Galileo's Sensation

This is the publication Sidereus nuncius [The Starry Messenger] as it first appeared in 1610. The book caused a sensation across Europe, making Galileo and his observations famous. For one thing, he provided drawings portraying the physical nature of the moon, with its mountains and valleys and shadows.

And he radically altered the perception of the planets with his telescopic observations on Jupiter. He noted and mapped the positions of Jupiter's associated stars, which changed position each night:

Each large circle in the figure to the left represents Jupiter; the asterisks are the points of light near Jupiter.

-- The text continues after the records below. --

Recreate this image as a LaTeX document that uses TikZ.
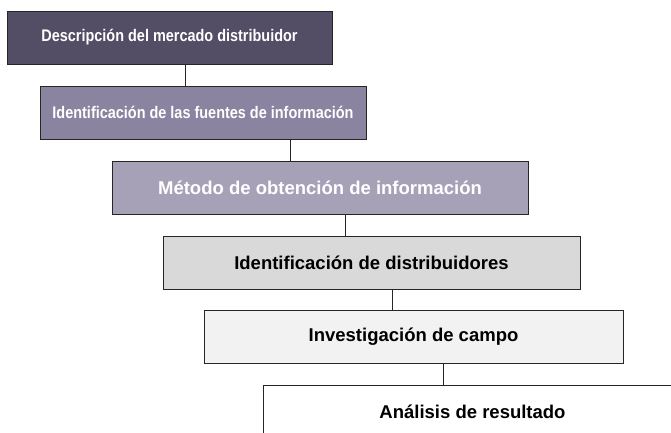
\documentclass[tikz,border=0pt]{standalone}
\usepackage{fontspec}
\setmainfont{Liberation Sans}
\newfontfamily\narrowfont{Liberation Sans}[FakeStretch=0.86]
\usetikzlibrary{positioning}

\definecolor{stageA}{HTML}{534D66}
\definecolor{stageB}{HTML}{8A84A0}
\definecolor{stageC}{HTML}{A7A1B8}
\definecolor{stageD}{HTML}{D9D9D9}
\definecolor{stageE}{HTML}{F2F2F2}
\definecolor{edge}{HTML}{262626}

\begin{document}
\begin{tikzpicture}[
        x = 1pt, y = -1pt,
        every node/.style = {inner sep = 0pt, outer sep = 0pt},
        stage/.style = {draw = edge, line width = 0.8pt, anchor = north west,
                        minimum height = 53pt, font = \bfseries\fontsize{18.5}{20}\selectfont},
        narrow/.style = {font = \bfseries\narrowfont\fontsize{16.8}{20}\selectfont},
        link/.style = {draw = edge, line width = 0.8pt}
    ]
    \clip (0,0) rectangle (671,433);
    \fill[white] (0,0) rectangle (671,433);

      \node[stage, narrow, fill = stageA, text = white, minimum width = 325pt] (desc) at (7,11) {Descripción del mercado distribuidor};
      \node[stage, narrow, fill = stageB, text = white, minimum width = 326pt] (fuentes) at (40,86) {Identificación de las fuentes de información};
      \node[stage, fill = stageC, text = white, minimum width = 416pt] (metodo) at (112,161) {Método de obtención de información};
      \node[stage, fill = stageD, minimum width = 417pt] (distrib) at (163,236) {Identificación de distribuidores};
      \node[stage, fill = stageE, minimum width = 419pt] (campo) at (204,310) {Investigación de campo};
      \node[stage, fill = white, minimum width = 419pt] (analisis) at (263,385) {Análisis de resultado};

      \path[link]
        ([xshift = 16pt]desc.south) -- ([xshift = 16pt]desc.south |- fuentes.north)
        ([xshift = 87pt]fuentes.south) -- ([xshift = 87pt]fuentes.south |- metodo.north)
        ([xshift = 25pt]metodo.south) -- ([xshift = 25pt]metodo.south |- distrib.north)
        ([xshift = 20.5pt]distrib.south) -- ([xshift = 20.5pt]distrib.south |- campo.north)
        ([xshift = 29.5pt]campo.south) -- ([xshift = 29.5pt]campo.south |- analisis.north);
    \end{tikzpicture}
\end{document}
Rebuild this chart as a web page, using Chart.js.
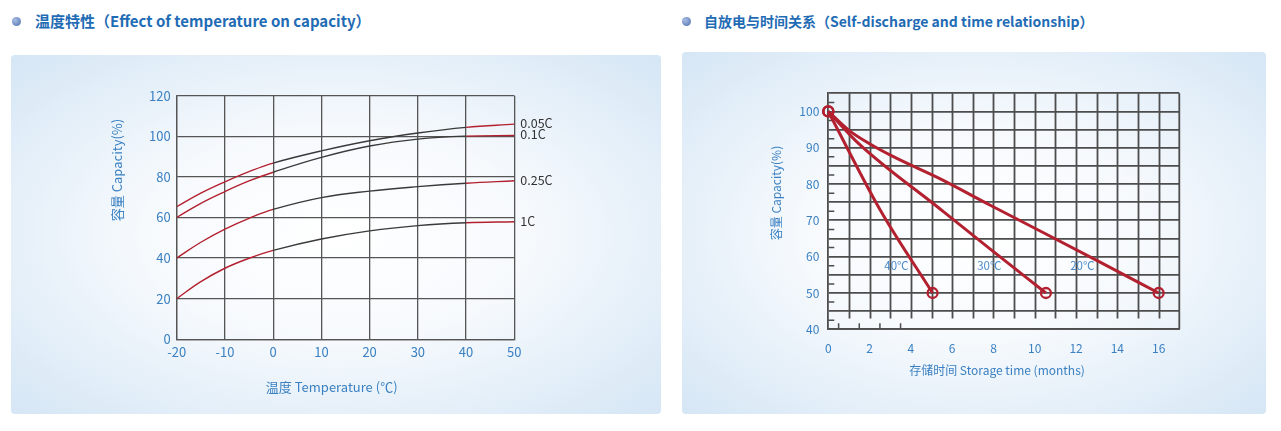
<!DOCTYPE html>
<html>
<head>
<meta charset="utf-8">
<script src="https://cdn.jsdelivr.net/npm/chart.js@4.4.1/dist/chart.umd.min.js"></script>
<style>
  body { margin: 0; width: 1281px; height: 431px; background: #fff; position: relative; overflow: hidden;
         font-family: "Noto Sans CJK SC", "Noto Sans", sans-serif; }
  .head { position: absolute; top: 10px; font-weight: bold; color: #1f6cb5; line-height: 22px; white-space: nowrap; }
  .dot { position: absolute; top: 17px; width: 9px; height: 9px; border-radius: 50%;
         background: radial-gradient(circle at 35% 35%, #a9bde3, #4b6fae); }
  .card { position: absolute; border-radius: 4px;
          background: radial-gradient(ellipse at 50% 50%, #ffffff 0%, #f7fafd 40%, #d5e6f5 100%); }
</style>
</head>
<body>
<div class="dot" style="left:12px"></div>
<div class="head" style="left:35px;font-size:15px">温度特性（Effect of temperature on capacity）</div>
<div class="dot" style="left:682px"></div>
<div class="head" style="left:704px;font-size:14px">自放电与时间关系（Self-discharge and time relationship）</div>

<div class="card" style="left:11px;top:55px;width:650px;height:359px"><canvas id="tempChart"></canvas></div>
<div class="card" style="left:682px;top:52px;width:584px;height:362px"><canvas id="storeChart"></canvas></div>

<script>
// temperature vs capacity
const temps = [-20, -15, -10, -5, 0, 10, 20, 30, 40, 50];
const rateLabels = ['0.05C', '0.1C', '0.25C', '1C'];
const cap005 = [65.3, 72, 77.6, 82.6, 86.8, 92.8, 97.8, 101.6, 104.4, 106];
const cap01 = [60, 67, 72.8, 78, 82.3, 89.6, 95.2, 98.6, 100.1, 100.4];
const cap025 = [40, 47.8, 54.3, 59.6, 64, 69.8, 73, 75.2, 76.9, 78.1];
const cap1 = [20, 28.4, 35, 39.9, 43.8, 49.4, 53.4, 56, 57.4, 57.9];

// self-discharge vs storage time
const storeLabels = ['40℃', '30℃', '20℃'];
const months40 = [0, 2.5, 5.05];
const cap40 = [100, 73, 50];
const months30 = [0, 1.5, 5.4, 7.8, 10.54];
const cap30 = [100, 91, 73.2, 62.3, 50];
const months20 = [0, 1, 2, 3.2, 5.4, 7.8, 13, 16];
const cap20 = [100, 94.8, 91.1, 87.4, 81.5, 74.3, 59, 50];
const labelMonths = [3.3, 7.8, 12.3];
const labelCap = 57.6;

const RED = '#b3202f';
const DARK = '#3a3a3a';
const BLUE = '#3a80c2';
const FONT = '"Noto Sans CJK SC", "Noto Sans", sans-serif';

const axisTitles = {
  id: 'axisTitles',
  afterDraw(chart, args, opts) {
    const ctx = chart.ctx;
    ctx.save();
    ctx.font = opts.size + 'px ' + FONT;
    ctx.fillStyle = BLUE;
    ctx.textAlign = 'center';
    ctx.textBaseline = 'middle';
    ctx.fillText(opts.xText, opts.xPos[0], opts.xPos[1]);
    ctx.translate(opts.yPos[0], opts.yPos[1]);
    ctx.rotate(-Math.PI / 2);
    ctx.fillText(opts.yText, 0, 0);
    ctx.restore();
  }
};

const endLabels = {
  id: 'endLabels',
  afterDatasetsDraw(chart) {
    const ctx = chart.ctx;
    ctx.save();
    ctx.font = '12.5px ' + FONT;
    ctx.fillStyle = '#333';
    ctx.textAlign = 'left';
    ctx.textBaseline = 'middle';
    chart.data.datasets.forEach((ds, i) => {
      const pts = chart.getDatasetMeta(i).data;
      ctx.fillText(ds.label, chart.chartArea.right + 6, pts[pts.length - 1].y - 1);
    });
    ctx.restore();
  }
};

const storeGrid = {
  id: 'storeGrid',
  beforeDatasetsDraw(chart) {
    const {ctx, chartArea: a, scales: {x, y}} = chart;
    ctx.save();
    ctx.strokeStyle = '#4d4d4d';
    ctx.lineWidth = 1.8;
    ctx.beginPath();
    for (let m = 1; m < 17; m++) {
      const px = Math.round(x.getPixelForValue(m)) + 0.5;
      ctx.moveTo(px, a.top);
      ctx.lineTo(px, y.getPixelForValue(43));
    }
    ctx.moveTo(a.right, a.top);
    ctx.lineTo(a.right, a.bottom);
    ctx.stroke();
    ctx.lineWidth = 1.5;
    ctx.beginPath();
    for (let v = 42.5; v < 105; v += 5) {
      const py = y.getPixelForValue(v);
      ctx.moveTo(a.left, py);
      ctx.lineTo(a.left + 6, py);
    }
    for (let m = 0.5; m < 4; m += 1) {
      const px = x.getPixelForValue(m);
      ctx.moveTo(px, a.bottom);
      ctx.lineTo(px, a.bottom - 6);
    }
    ctx.stroke();
    ctx.restore();
  },
  afterDatasetsDraw(chart) {
    const {ctx, scales: {x, y}} = chart;
    ctx.save();
    ctx.font = '11.5px ' + FONT;
    ctx.fillStyle = '#4a8ac8';
    ctx.textAlign = 'center';
    ctx.textBaseline = 'middle';
    storeLabels.forEach((t, i) => {
      ctx.fillText(t, x.getPixelForValue(labelMonths[i]), y.getPixelForValue(labelCap));
    });
    ctx.restore();
  }
};

function lineSet(label, values) {
  return {
    label: label,
    data: temps.map((t, i) => ({x: t, y: values[i]})),
    borderWidth: 1.4,
    borderColor: DARK,
    pointRadius: 0,
    tension: 0.4,
    segment: {
      borderColor: c => (c.p1.parsed.x <= 0 || c.p0.parsed.x >= 40) ? RED : DARK
    }
  };
}

new Chart(document.getElementById('tempChart'), {
  type: 'line',
  data: {
    datasets: [
      lineSet(rateLabels[0], cap005),
      lineSet(rateLabels[1], cap01),
      lineSet(rateLabels[2], cap025),
      lineSet(rateLabels[3], cap1)
    ]
  },
  options: {
    responsive: true,
    maintainAspectRatio: false,
    animation: false,
    layout: { padding: { left: 105.7, top: 40.7, right: 146.7, bottom: 34.7 } },
    plugins: {
      legend: { display: false },
      tooltip: { enabled: false },
      axisTitles: { size: 13, xText: '温度 Temperature (℃)', xPos: [320.7, 331.7],
                    yText: '容量 Capacity(%)', yPos: [105.7, 115] }
    },
    scales: {
      x: {
        type: 'linear', min: -20, max: 50,
        afterFit: s => { s.height = 40; },
        ticks: { stepSize: 10, color: BLUE, padding: 5, font: { size: 13, family: FONT } },
        grid: { color: '#555', lineWidth: 1.3, drawTicks: false },
        border: { color: '#555', width: 1.3 }
      },
      y: {
        min: 0, max: 120,
        afterFit: s => { s.width = 60; },
        ticks: { stepSize: 20, color: BLUE, padding: 6, font: { size: 13, family: FONT } },
        grid: { color: '#555', lineWidth: 1.3, drawTicks: false },
        border: { color: '#555', width: 1.3 }
      }
    }
  },
  plugins: [axisTitles, endLabels]
});

function storeSet(label, months, values) {
  const last = months.length - 1;
  return {
    label: label,
    data: months.map((m, i) => ({x: m, y: values[i]})),
    borderColor: RED,
    borderWidth: 3,
    cubicInterpolationMode: 'monotone',
    pointRadius: c => (c.dataIndex === 0 || c.dataIndex === last) ? 5 : 0,
    pointBorderWidth: 2.3,
    pointBorderColor: RED,
    pointBackgroundColor: 'rgba(255,255,255,0)'
  };
}

new Chart(document.getElementById('storeChart'), {
  type: 'line',
  data: {
    datasets: [
      storeSet(storeLabels[0], months40, cap40),
      storeSet(storeLabels[1], months30, cap30),
      storeSet(storeLabels[2], months20, cap20)
    ]
  },
  options: {
    responsive: true,
    maintainAspectRatio: false,
    animation: false,
    clip: false,
    layout: { padding: { left: 106.3, top: 41.3, right: 86.7, bottom: 54.7 } },
    plugins: {
      legend: { display: false },
      tooltip: { enabled: false },
      axisTitles: { size: 12, xText: '存储时间 Storage time (months)', xPos: [315, 318],
                    yText: '容量 Capacity(%)', yPos: [94.7, 141] }
    },
    scales: {
      x: {
        type: 'linear', min: 0, max: 17,
        afterFit: s => { s.height = 30; },
        ticks: { stepSize: 1, color: BLUE, padding: 4, font: { size: 12, family: FONT },
                 callback: v => (v % 2 === 0 && v <= 16) ? v : '' },
        grid: { display: false },
        border: { color: '#4d4d4d', width: 1.8 }
      },
      y: {
        min: 40, max: 105,
        afterFit: s => { s.width = 40; },
        ticks: { stepSize: 5, color: BLUE, padding: 9, font: { size: 12, family: FONT },
                 callback: v => (v % 10 === 0) ? v : '' },
        grid: { color: '#4d4d4d', lineWidth: 1.8, drawTicks: false },
        border: { color: '#4d4d4d', width: 1.8 }
      }
    }
  },
  plugins: [axisTitles, storeGrid]
});
</script>
</body>
</html>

Each line is one of the figures from Sidereus nuncius, in which he presented his drawings of Jupiter and its associated "planets" one at a time. In the text Galileo described his observations and reasoning about the movement of the small points of light. I've taken all the drawings of Jupiter from the successive nights in the original text, and combined them into this figure. The diagrammatic presentation gives you the clue to what's going on -- the points can be connected to form cycles about Jupiter, or in other words, "satellite" moons in orbit.

The only way to see this was with a telescope, and his contemporaries realized that Galileo had provided a new kind of evidence and new questions for astronomy. The new argument was a definitive disproof of Ptolemy (and thus Aristotle) -- obviously more than one center of motion is not an impossibility after all.